Whether the party seeking maintenance has met the requirement for a maintenance award pursuant to [the statute].

The statute referred to, here, is 14-10-114, Colorado Revised Statutes. 

The statute provides a calculation whereby 40% of the combined income of the Parties minus the lower income is the guideline amount of spousal support that a Court will generally consider awarding. However, since spousal maintenance in Colorado is no longer taxable to the recipient nor tax-deductible to the payor, if the combined monthly income is $10,000 or less, 80% of the 40% calculation is what the Court will consider awarding. If the combined monthly income is greater than $10,000 but less than $20,000, 75% of the 40% calculation will be used by the Court. If the combined monthly income is $20,000 or more, there is no statutory calculation, but the Court can use other factors to consider whether to award spousal maintenance. 

This means once the initial 40% combined monthly income minus the lower wage is calculated, if the amount is zero or less, then the guideline recommends NO spousal maintenance. If it is a positive number, then the Court will apply 80% or 75% to the number, depending upon the combined monthly income, and that is the guideline amount the Court will consider awarding.

It sounds complicated–and it is–but the automatic calculators at https://www.courts.state.co.us/Forms (click on “maintenance calculator” or “Download the calculator here”) can do it for you if you know the monthly gross income of both Parties. 

The Duration/Term of Spousal Maintenance in Colorado

But that is not the end of the Court’s considerations. In addition to the math, the Court needs to establish a duration or “term” of the spousal maintenance. To get a “guideline” term of spousal maintenance in Colorado, the number of months of marriage (must be at least 36 months) is used. The guideline terms are set out in a lengthy chart in the statute. Generally, for marriages of at least 36 months but less than 150 months (12 1/2 years) between 30% and 50% the length of the marriage is the guideline term. If the marriage is 150 months or more, the term is 50% of the marriage. So, for example, a 13-year and 7-month marriage (163 months) will have a guideline term of 81 1/2 months. This is about 6.79 years. 

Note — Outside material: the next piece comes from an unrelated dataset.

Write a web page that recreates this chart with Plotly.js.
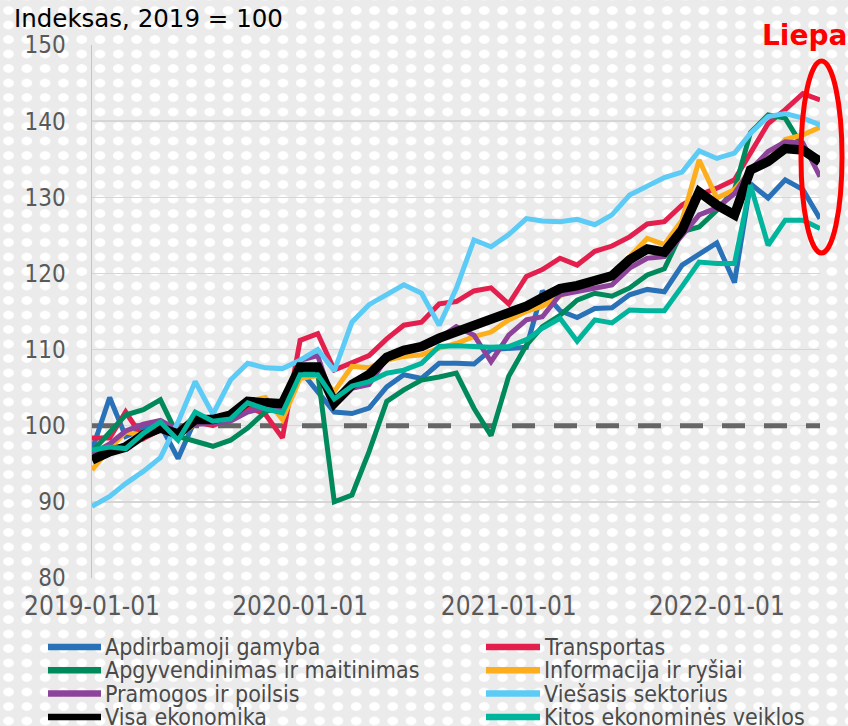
<!DOCTYPE html>
<html>
<head>
<meta charset="utf-8">
<script src="https://cdn.plot.ly/plotly-3.0.1.min.js"></script>
<style>
html,body{margin:0;padding:0;}
body{width:848px;height:726px;overflow:hidden;background-color:#ebebeb;
background-image:radial-gradient(ellipse 5.8px 4.6px at 9.15px 7.25px,#ffffff 0,#ffffff 84%,rgba(255,255,255,0) 100%);
background-size:18.3px 14.5px;background-position:-0.65px 3.25px;}
#chart{width:848px;height:726px;}
</style>
</head>
<body>
<div id="chart"></div>
<script>
const months = [
'2019-01-01','2019-02-01','2019-03-01','2019-04-01','2019-05-01','2019-06-01','2019-07-01','2019-08-01','2019-09-01','2019-10-01','2019-11-01','2019-12-01',
'2020-01-01','2020-02-01','2020-03-01','2020-04-01','2020-05-01','2020-06-01','2020-07-01','2020-08-01','2020-09-01','2020-10-01','2020-11-01','2020-12-01',
'2021-01-01','2021-02-01','2021-03-01','2021-04-01','2021-05-01','2021-06-01','2021-07-01','2021-08-01','2021-09-01','2021-10-01','2021-11-01','2021-12-01',
'2022-01-01','2022-02-01','2022-03-01','2022-04-01','2022-05-01','2022-06-01','2022-07-01'];

const apdirbamoji = [96.8,103.7,98.6,99.6,100.1,95.7,100.8,100.6,101.2,102.5,102.2,101.8,
  107.3,104.5,101.8,101.6,102.3,105.1,106.7,106.2,108.2,108.2,108.1,110.0,
  110.2,110.3,117.7,115.1,114.2,115.4,115.5,117.2,117.9,117.6,121.1,122.6,
  124.0,118.8,131.8,129.9,132.3,131.0,127.2];
const transportas = [98.4,98.4,101.8,98.3,99.5,99.6,100.5,100.0,101.0,102.5,101.5,98.4,
  111.2,112.1,107.3,108.3,109.2,111.4,113.2,113.6,116.0,116.3,117.7,118.1,
  116.0,119.6,120.5,122.0,121.1,122.9,123.6,124.8,126.5,126.8,129.0,130.3,
  131.2,132.3,135.8,139.7,141.5,143.6,142.8];
const apgyvendinimas = [96.6,99.2,101.4,102.1,103.4,98.6,98.0,97.3,98.1,99.7,101.8,102.7,
  106.8,106.9,90.0,90.9,96.6,103.2,104.7,106.0,106.4,106.9,102.3,98.7,
  106.5,110.6,113.0,114.5,116.5,117.4,117.0,118.1,119.8,120.6,125.5,126.1,
  128.3,131.0,138.5,140.8,140.4,136.6,134.8];
const informacija = [94.2,97.0,99.2,98.7,99.5,98.6,100.3,101.0,101.5,103.2,103.7,100.8,
  106.2,106.6,104.5,107.8,107.6,108.6,109.1,109.3,110.2,110.8,111.7,112.3,
  113.9,115.0,115.7,117.0,118.3,118.9,120.0,122.2,124.6,123.8,127.0,134.9,
  129.9,131.0,133.4,134.8,137.6,138.2,139.2];
const pramogos = [96.3,97.6,99.3,100.2,100.7,99.4,100.2,100.3,100.6,101.8,102.4,102.0,
  108.6,109.2,102.6,104.9,105.4,108.9,109.8,110.6,111.5,113.0,111.9,108.4,
  111.9,113.9,114.3,117.2,117.6,118.1,118.5,120.7,122.0,122.2,124.9,127.7,
  128.6,130.5,133.6,136.0,137.3,137.1,132.7];
const viesasis = [89.4,90.7,92.4,94.0,95.8,100.5,105.8,101.5,106.0,108.2,107.6,107.5,
  108.6,110.0,107.2,113.6,115.9,117.2,118.5,117.4,113.2,118.0,124.4,123.5,
  125.1,127.2,126.9,126.8,127.1,126.4,127.7,130.3,131.4,132.6,133.3,136.1,
  135.1,135.8,138.4,140.6,141.0,140.4,139.5];
const visa = [95.5,96.6,97.2,98.8,99.7,98.9,100.8,100.8,101.4,103.2,103.0,102.9,
  107.7,107.7,103.0,105.4,106.7,109.0,109.9,110.4,111.5,112.3,113.0,113.9,
  114.8,115.7,116.8,118.0,118.4,119.1,119.7,121.8,123.2,122.8,125.7,130.7,
  129.0,127.7,133.6,134.7,136.4,136.2,134.7];
const kitos = [96.8,97.2,97.0,99.0,100.5,98.1,101.8,100.6,100.9,103.0,102.2,101.7,
  106.7,106.7,103.5,105.2,105.8,106.9,107.3,108.2,110.4,110.5,110.4,110.3,
  110.4,111.3,112.8,114.1,111.1,113.9,113.5,115.2,115.1,115.1,118.3,121.5,
  121.3,121.3,131.6,123.7,127.0,127.0,125.9];

const seriesNames = ['Apdirbamoji gamyba','Transportas','Apgyvendinimas ir maitinimas','Informacija ir ryšiai',
  'Pramogos ir poilsis','Viešasis sektorius','Visa ekonomika','Kitos ekonominės veiklos'];
const seriesValues = [apdirbamoji, transportas, apgyvendinimas, informacija, pramogos, viesasis, visa, kitos];
const seriesColors = ['#2a72b8','#e3204d','#00895b','#fdae1c','#8c4399','#5ccbf5','#000000','#00b59b'];
const seriesWidths = [5,5,5,5,5,5,9.5,5];

const baseline = 100;
const xTicks = ['2019-01-01','2020-01-01','2021-01-01','2022-01-01'];
const yTicks = [80,90,100,110,120,130,140,150];
const titleText = 'Indeksas, 2019 = 100';
const highlightText = 'Liepa';

// pixel -> paper helpers (plot area: x 92..820, y 45..578)
const L = 92, R = 820, T = 45, B = 578;
const px = x => (x - L) / (R - L);
const py = y => (B - y) / (B - T);

const traces = [{
  type: 'scatter', mode: 'lines', name: 'baseline',
  x: [months[0], months[months.length - 1]], y: [baseline, baseline],
  line: {color: '#666666', width: 5, dash: '23px,19px'}, showlegend: false, hoverinfo: 'skip'
}].concat(seriesNames.map((n, i) => ({
  type: 'scatter', mode: 'lines', name: n, x: months, y: seriesValues[i],
  line: {color: seriesColors[i], width: seriesWidths[i], shape: 'linear'},
  showlegend: false, hoverinfo: 'skip'
})));

const shapes = [
  {type: 'circle', xref: 'paper', yref: 'paper', x0: px(801), x1: px(842), y0: py(253), y1: py(61),
   line: {color: '#ff0000', width: 5}}
];
const annotations = [
  {text: titleText, xref: 'paper', yref: 'paper', x: px(12), y: py(19), xanchor: 'left', yanchor: 'middle',
   showarrow: false, font: {family: 'DejaVu Sans', size: 24.5, color: '#000000'}},
  {text: '<b>' + highlightText + '</b>', xref: 'paper', yref: 'paper', x: px(760), y: py(36), xanchor: 'left', yanchor: 'middle',
   showarrow: false, font: {family: 'DejaVu Sans', size: 28, color: '#ff0000'}}
];
seriesNames.forEach((n, i) => {
  const col = i % 2, row = Math.floor(i / 2);
  const yy = 647 + row * 23.3;
  const lx0 = col ? 486 : 48, lx1 = col ? 540 : 101, tx = col ? 542 : 103;
  shapes.push({type: 'line', xref: 'paper', yref: 'paper', x0: px(lx0), x1: px(lx1), y0: py(yy), y1: py(yy),
    line: {color: seriesColors[i], width: 6.5}});
  annotations.push({text: n, xref: 'paper', yref: 'paper', x: px(tx), y: py(yy), xanchor: 'left', yanchor: 'middle',
    showarrow: false, font: {family: 'DejaVu Sans Condensed', size: 23, color: '#4a4a4a'}});
});

const layout = {
  width: 848, height: 726,
  margin: {l: L, r: 848 - R, t: T, b: 726 - B, pad: 0},
  paper_bgcolor: 'rgba(0,0,0,0)', plot_bgcolor: 'rgba(0,0,0,0)',
  showlegend: false,
  xaxis: {type: 'date', range: ['2019-01-01', '2022-07-01'], tickmode: 'array', tickvals: xTicks, ticktext: xTicks,
    showgrid: false, zeroline: false, showline: false, ticks: '',
    tickfont: {family: 'DejaVu Sans Condensed', size: 26, color: '#595959'}, ticklabelstandoff: 10},
  yaxis: {range: [80, 150], tickmode: 'array', tickvals: yTicks, showgrid: true, gridcolor: '#d6d6d6', gridwidth: 1.5,
    zeroline: false, showline: true, linecolor: '#c4c4c4', linewidth: 1.5, ticks: '',
    tickfont: {family: 'DejaVu Sans Condensed', size: 24, color: '#595959'}, ticklabelstandoff: 20},
  shapes: shapes, annotations: annotations
};

Plotly.newPlot('chart', traces, layout, {staticPlot: true, displayModeBar: false});
</script>
</body>
</html>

But even after arriving at an amount of spousal maintenance and the term of the spousal maintenance, the Court cannot award spousal maintenance unless: it finds that the spouse seeking maintenance lacks sufficient property, including marital property apportioned to him or her, to provide for his or her reasonable needs and is unable to support himself or herself through appropriate employment or is the custodian of a child whose condition or circumstances make it inappropriate for the spouse to be required to seek employment outside the home. 

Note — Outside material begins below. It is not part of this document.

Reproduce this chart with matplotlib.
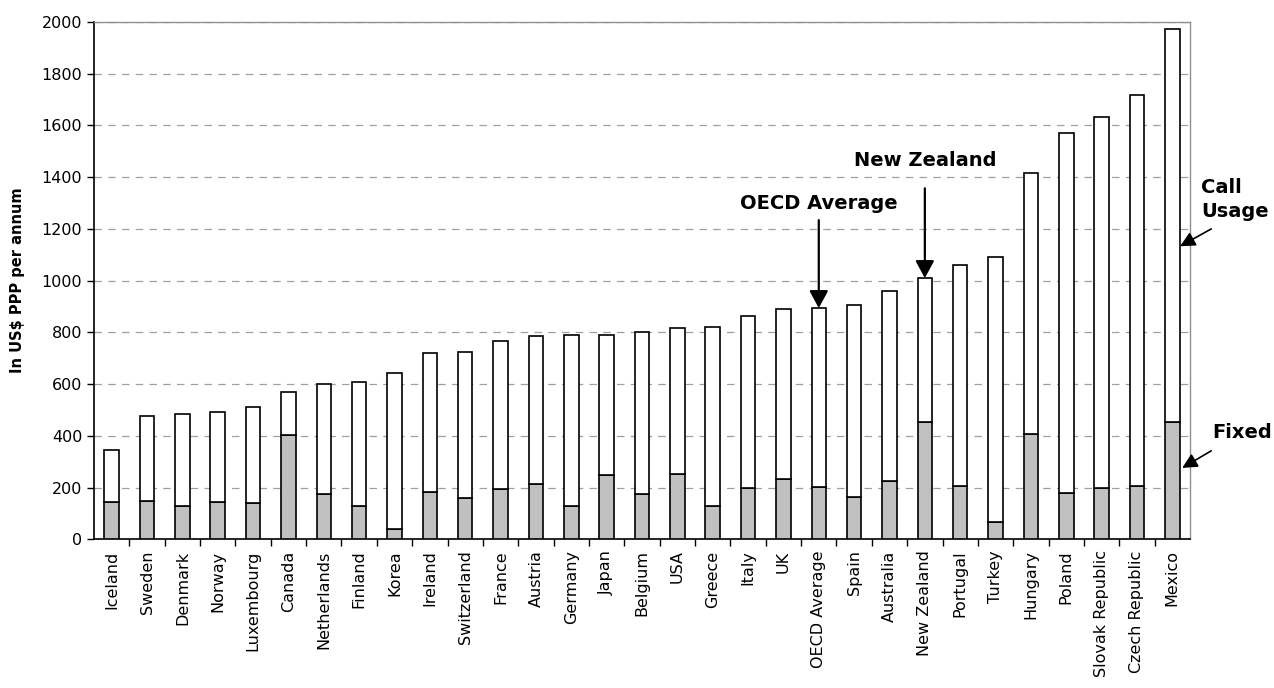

Once the Court has considered these factors, it will either award spousal maintenance, adjust the amount and duration, or not award spousal maintenance. The Party seeking spousal maintenance must show a need, and the Party that would be paying the spousal maintenance must have the ability to pay. 

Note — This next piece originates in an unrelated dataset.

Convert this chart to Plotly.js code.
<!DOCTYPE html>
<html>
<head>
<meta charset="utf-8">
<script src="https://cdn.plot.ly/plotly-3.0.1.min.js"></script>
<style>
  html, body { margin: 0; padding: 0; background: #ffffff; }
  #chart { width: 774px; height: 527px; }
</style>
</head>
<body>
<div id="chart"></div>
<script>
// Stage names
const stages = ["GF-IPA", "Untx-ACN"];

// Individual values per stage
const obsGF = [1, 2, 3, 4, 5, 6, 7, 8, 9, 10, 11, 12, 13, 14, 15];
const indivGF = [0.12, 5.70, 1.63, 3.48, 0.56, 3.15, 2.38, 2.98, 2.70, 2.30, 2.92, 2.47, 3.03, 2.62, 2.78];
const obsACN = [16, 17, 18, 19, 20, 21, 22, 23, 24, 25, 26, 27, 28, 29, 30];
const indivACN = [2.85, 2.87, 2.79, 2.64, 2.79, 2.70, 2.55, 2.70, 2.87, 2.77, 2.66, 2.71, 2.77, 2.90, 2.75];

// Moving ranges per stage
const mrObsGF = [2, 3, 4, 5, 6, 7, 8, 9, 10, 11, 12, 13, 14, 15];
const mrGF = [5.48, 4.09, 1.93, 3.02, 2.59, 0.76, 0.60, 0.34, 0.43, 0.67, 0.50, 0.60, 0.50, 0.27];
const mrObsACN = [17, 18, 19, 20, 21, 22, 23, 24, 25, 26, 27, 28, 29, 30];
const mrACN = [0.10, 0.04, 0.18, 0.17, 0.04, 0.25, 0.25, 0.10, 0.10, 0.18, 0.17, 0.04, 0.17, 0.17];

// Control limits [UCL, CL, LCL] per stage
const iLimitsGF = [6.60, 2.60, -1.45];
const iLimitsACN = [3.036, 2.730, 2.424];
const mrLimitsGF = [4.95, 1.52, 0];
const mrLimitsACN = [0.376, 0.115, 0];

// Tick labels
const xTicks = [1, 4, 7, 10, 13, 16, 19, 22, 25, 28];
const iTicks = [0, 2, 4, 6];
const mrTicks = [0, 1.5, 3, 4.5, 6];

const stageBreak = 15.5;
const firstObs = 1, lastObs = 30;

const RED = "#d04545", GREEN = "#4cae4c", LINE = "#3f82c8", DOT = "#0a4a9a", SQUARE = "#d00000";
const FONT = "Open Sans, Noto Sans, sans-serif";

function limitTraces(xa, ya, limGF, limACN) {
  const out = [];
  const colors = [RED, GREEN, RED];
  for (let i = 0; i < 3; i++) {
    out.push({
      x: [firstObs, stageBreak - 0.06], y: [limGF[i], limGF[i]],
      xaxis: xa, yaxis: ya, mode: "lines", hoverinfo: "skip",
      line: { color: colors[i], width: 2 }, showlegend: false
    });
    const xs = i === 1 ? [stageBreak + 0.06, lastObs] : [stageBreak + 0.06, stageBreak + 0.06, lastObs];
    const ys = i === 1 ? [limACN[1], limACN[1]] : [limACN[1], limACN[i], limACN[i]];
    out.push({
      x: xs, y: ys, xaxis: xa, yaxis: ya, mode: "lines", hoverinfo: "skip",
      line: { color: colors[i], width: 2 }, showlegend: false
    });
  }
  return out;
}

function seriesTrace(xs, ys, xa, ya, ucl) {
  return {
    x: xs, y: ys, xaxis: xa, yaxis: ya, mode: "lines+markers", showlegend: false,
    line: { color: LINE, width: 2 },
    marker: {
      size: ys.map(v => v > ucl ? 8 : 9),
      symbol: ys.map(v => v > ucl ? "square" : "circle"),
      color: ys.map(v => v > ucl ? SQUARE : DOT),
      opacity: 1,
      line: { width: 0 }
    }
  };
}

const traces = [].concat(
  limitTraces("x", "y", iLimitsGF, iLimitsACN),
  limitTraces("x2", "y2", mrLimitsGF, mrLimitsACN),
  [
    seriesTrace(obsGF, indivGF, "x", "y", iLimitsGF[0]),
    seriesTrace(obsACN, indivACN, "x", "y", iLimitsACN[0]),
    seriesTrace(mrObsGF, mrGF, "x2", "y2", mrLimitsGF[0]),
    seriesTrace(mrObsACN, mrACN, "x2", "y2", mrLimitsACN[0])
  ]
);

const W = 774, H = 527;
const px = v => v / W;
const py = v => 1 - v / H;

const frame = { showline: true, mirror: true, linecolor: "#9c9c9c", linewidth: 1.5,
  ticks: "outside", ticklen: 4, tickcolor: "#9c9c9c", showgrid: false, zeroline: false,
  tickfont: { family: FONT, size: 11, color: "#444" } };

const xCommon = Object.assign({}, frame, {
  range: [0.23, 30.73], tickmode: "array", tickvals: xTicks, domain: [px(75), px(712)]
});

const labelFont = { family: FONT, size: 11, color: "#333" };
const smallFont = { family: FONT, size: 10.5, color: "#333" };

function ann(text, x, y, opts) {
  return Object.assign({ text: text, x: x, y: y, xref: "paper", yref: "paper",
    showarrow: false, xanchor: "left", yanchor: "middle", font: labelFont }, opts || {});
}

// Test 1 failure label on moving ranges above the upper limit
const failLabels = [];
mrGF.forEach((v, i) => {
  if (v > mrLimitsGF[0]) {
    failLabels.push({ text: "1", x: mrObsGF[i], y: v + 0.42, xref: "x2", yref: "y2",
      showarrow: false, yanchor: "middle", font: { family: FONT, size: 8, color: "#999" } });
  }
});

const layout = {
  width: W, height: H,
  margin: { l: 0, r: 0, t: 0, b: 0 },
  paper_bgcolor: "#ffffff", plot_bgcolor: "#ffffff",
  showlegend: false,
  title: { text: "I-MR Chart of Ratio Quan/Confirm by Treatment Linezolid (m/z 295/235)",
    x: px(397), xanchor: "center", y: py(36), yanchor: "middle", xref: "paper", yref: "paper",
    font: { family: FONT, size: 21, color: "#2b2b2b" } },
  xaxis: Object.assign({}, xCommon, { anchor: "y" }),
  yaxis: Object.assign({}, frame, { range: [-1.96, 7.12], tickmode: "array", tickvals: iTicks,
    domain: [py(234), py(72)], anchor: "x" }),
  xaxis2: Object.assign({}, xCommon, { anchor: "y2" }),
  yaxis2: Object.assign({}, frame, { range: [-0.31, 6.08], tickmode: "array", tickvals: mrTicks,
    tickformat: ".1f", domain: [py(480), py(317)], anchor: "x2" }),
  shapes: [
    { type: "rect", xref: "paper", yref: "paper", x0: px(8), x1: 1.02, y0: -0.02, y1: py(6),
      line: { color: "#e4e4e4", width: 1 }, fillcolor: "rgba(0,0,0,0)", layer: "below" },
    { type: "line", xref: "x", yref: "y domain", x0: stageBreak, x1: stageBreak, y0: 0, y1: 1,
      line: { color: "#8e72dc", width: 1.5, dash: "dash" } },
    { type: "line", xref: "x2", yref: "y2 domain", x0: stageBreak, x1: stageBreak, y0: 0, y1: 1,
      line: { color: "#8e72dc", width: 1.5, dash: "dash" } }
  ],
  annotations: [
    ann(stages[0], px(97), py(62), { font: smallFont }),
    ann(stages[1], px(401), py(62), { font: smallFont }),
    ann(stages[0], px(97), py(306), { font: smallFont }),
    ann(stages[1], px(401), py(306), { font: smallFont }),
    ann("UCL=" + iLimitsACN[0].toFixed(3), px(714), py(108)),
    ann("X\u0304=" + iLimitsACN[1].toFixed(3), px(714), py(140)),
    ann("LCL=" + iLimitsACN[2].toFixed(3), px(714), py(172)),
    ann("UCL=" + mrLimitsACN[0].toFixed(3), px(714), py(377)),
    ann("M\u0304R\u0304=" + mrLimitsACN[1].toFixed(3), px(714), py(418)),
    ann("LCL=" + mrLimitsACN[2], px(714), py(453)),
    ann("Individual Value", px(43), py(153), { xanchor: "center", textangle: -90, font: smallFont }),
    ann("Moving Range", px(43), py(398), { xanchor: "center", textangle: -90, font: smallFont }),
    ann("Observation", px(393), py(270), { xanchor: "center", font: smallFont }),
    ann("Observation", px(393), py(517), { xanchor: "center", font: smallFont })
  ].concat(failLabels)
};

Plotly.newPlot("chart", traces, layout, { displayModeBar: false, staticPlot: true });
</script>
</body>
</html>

Temporary spousal maintenance can be awarded to help defray the costs each Party incurs while the divorce is pending, and they are living separate and apart. Some Judges limit temporary spousal maintenance to marriages that exceed 36 months. Others allow for all divorces to possibly have an award of temporary spousal maintenance. To determine an amount of temporary spousal maintenance, the Court will look at the guidelines for the amount and duration but will mostly look at each Parties living expenses and bills they must pay. Temporary spousal maintenance expires when the divorce is final and “permanent” spousal maintenance may or may not be ordered until the divorce is final.  

All matters of spousal maintenance in Colorado are the most heavily litigated issues. No one wants to pay it – especially when going through a divorce, it is difficult to pay spousal maintenance to a soon-to-be-ex-spouse. Your attorney should discuss spousal maintenance with you and describe the above-mentioned factors and present options you likely have (such as paying debt rather than spousal maintenance, awarding more property to decrease the needs of the other Party, etc.)